The deeper we get into this cyclical (yes, Dorothy, there still is an economic cycle) recession, the more bleating I hear about changed paradigms, new economies, death of TV, death of print, and so on.

On friday afternoon I packed my brief case to go home for the weekend. I had trouble stuffing it full of the “dead medium” reading material that I receive just about every week (Marketing, Strategy, Contact Management, Applied Arts magazine, VUE (MRIA Magazine), Argyle (A lifestyle quarterly), Backbone (Business, Technology, Lifestyle), Driven (Fashion, Automobiles, Electronics, Fiction, Travel, Men’s Lifestyle), Report on Business Magazine, Midtown Post, not to mention three daily newspapers for Friday(I try to avoid the Sun on Friday). On Saturday around two hundred pages of newspaper landed on my doorstep (and I only read the Post and the Star on Saturday), and the list seems never to end.

Every one of these gems is supported to varying degrees by advertisers.

I watched the news on TV on Friday evening (twice, actually), 60 Minutes on Sunday, several Sunday Morning news shows, and, I confess, a rerun of Boston Legal on CITY. All of these are supported by advertisers. When I look out of my urban window I see, if it’s not snowing, billboards, superboards, backlit boards. All supported by advertisers.
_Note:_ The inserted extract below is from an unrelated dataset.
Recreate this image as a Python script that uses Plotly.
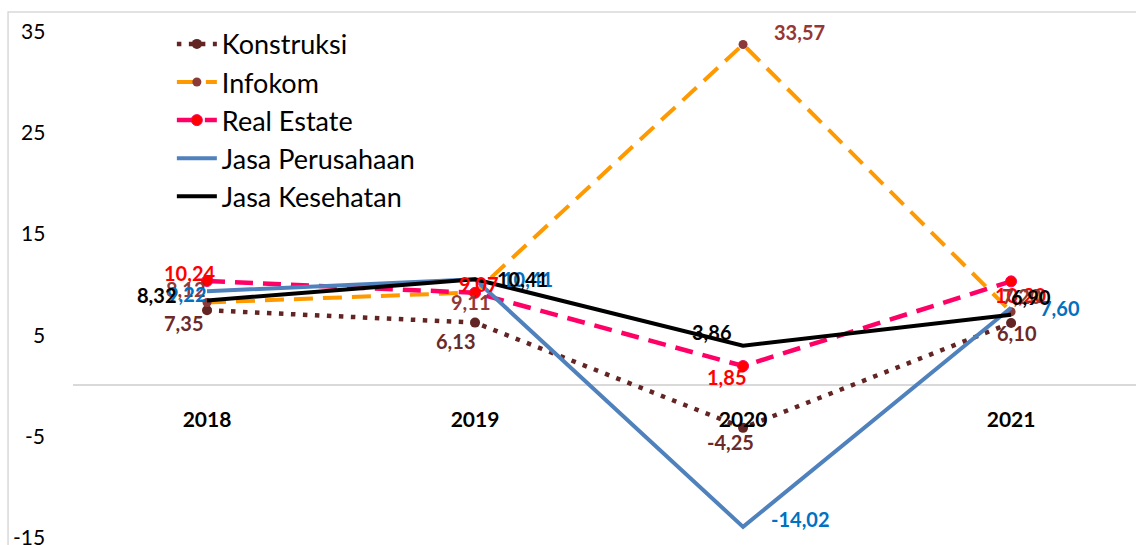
import plotly.graph_objects as go

# ---------------- data ----------------
years = [2018, 2019, 2020, 2021]
year_labels = ["2018", "2019", "2020", "2021"]

konstruksi = [7.35, 6.13, -4.25, 6.10]
infokom = [8.12, 9.11, 33.57, 7.20]
real_estate = [10.24, 9.07, 1.85, 10.20]
jasa_perusahaan = [9.22, 10.41, -14.02, 7.60]
jasa_kesehatan = [8.32, 10.41, 3.86, 6.90]

y_ticks = [-15, -5, 5, 15, 25, 35]

# ---------------- styles ----------------
FONT = "Lato"
series = [
    dict(name="Konstruksi", y=konstruksi, color="#632523", dash="4.5px,7.5px", width=4.5,
         marker=dict(size=10, color="#632523"), label_color="#6B2A2A",
         shifts=[(-24, -13), (-20, -18), (-13, -14), (6, -10)]),
    dict(name="Infokom", y=infokom, color="#FF9900", dash="19px,10px", width=4,
         marker=dict(size=9, color="#8B3A3A"), label_color="#953735",
         shifts=[(-22, 13), (-5, -10), (56, 12), (11, 16)]),
    dict(name="Real Estate", y=real_estate, color="#FF0066", dash="18px,10px", width=4.5,
         marker=dict(size=11, color="#FF0000", line=dict(color="#FF0066", width=1)), label_color="#FF0000",
         shifts=[(-18, 8), (3, 9), (-17, -11), (9, -14)]),
    dict(name="Jasa Perusahaan", y=jasa_perusahaan, color="#4F81BD", dash="solid", width=4,
         marker=None, label_color="#0070C0",
         shifts=[(-21, -3), (52, 0), (57, 8), (49, 0)]),
    dict(name="Jasa Kesehatan", y=jasa_kesehatan, color="#000000", dash="solid", width=4,
         marker=None, label_color="#000000",
         shifts=[(-51, 5), (47, 0), (-32, 14), (20, 18)]),
]

fig = go.Figure()
annotations = []
label_order = [2, 0, 1, 3, 4]
for s in series:
    mode = "lines+markers" if s["marker"] else "lines"
    tr = dict(x=years, y=s["y"], name=s["name"], mode=mode,
              line=dict(color=s["color"], width=s["width"], dash=s["dash"]))
    if s["marker"]:
        tr["marker"] = dict(symbol="circle", **s["marker"])
    fig.add_trace(go.Scatter(**tr))

for idx in label_order:
    s = series[idx]
    for x, v, (dx, dy) in zip(years, s["y"], s["shifts"]):
        annotations.append(dict(
            x=x, y=v, xref="x", yref="y", showarrow=False,
            text=f"{v:.2f}".replace(".", ","),
            xshift=dx, yshift=dy,
            font=dict(family=FONT, size=20, color=s["label_color"], weight="bold"),
        ))

# y-axis tick labels (drawn as annotations so the bottom one is not dropped at the edge)
for t in y_ticks:
    annotations.append(dict(
        x=0, y=t, xref="paper", yref="y", xanchor="right", yanchor="middle",
        xshift=-26, showarrow=False, text=str(t),
        font=dict(family=FONT, size=21, color="#000000"),
    ))

fig.update_layout(
    width=1136, height=545, autosize=False,
    margin=dict(l=73, r=0, t=30, b=8),
    paper_bgcolor="white", plot_bgcolor="white",
    font=dict(family=FONT, color="#000000"),
    showlegend=True,
    legend=dict(
        x=0.093, y=1.02, xanchor="left", yanchor="top",
        font=dict(family=FONT, size=27, color="#000000"),
        bgcolor="rgba(0,0,0,0)", tracegroupgap=0, itemwidth=40,
    ),
    annotations=annotations,
    shapes=[dict(type="rect", xref="paper", yref="paper",
                 x0=-0.0611, x1=1.02, y0=-0.1, y1=1.0355,
                 line=dict(color="#D9D9D9", width=1.5), fillcolor="rgba(0,0,0,0)", layer="below")],
)

fig.update_xaxes(
    range=[2017.5, 2021.466], tickvals=years, ticktext=year_labels,
    anchor="free", position=0.3, showline=False, showgrid=False, zeroline=False,
    ticks="", ticklabelstandoff=20,
    tickfont=dict(family=FONT, size=21, color="#000000", weight="bold"),
)
fig.update_yaxes(
    range=[-15.02, 35.0], tickvals=y_ticks, showticklabels=False,
    showgrid=False, showline=False, zeroline=True, zerolinecolor="#D9D9D9", zerolinewidth=2,
    ticks="",
)

fig.write_html("out.html", config={"displayModeBar": False},
               post_script="document.body.style.margin='0';")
I took the subway to the movies last night and between the two I was barraged by more ads than I could count…I could go on forever, but I think you get the point.

New paradigm?

Talking of which, the Facebook site for “Advertising Week” in November, had, at its peak, 274 members: 4 news posts all describing the event; three posts to the “discussion board” all of them appearing to be ads for unrelated products and 7 posts on the wall, all of which seem to be shills posted by the organizers. The group was started at least two months ahead of the event. All of this, and Facebook is a social site, not a business site.

Which reminds me. The linked in site for the same event achieved 41 members, many of whom were speakers or presenters at the event.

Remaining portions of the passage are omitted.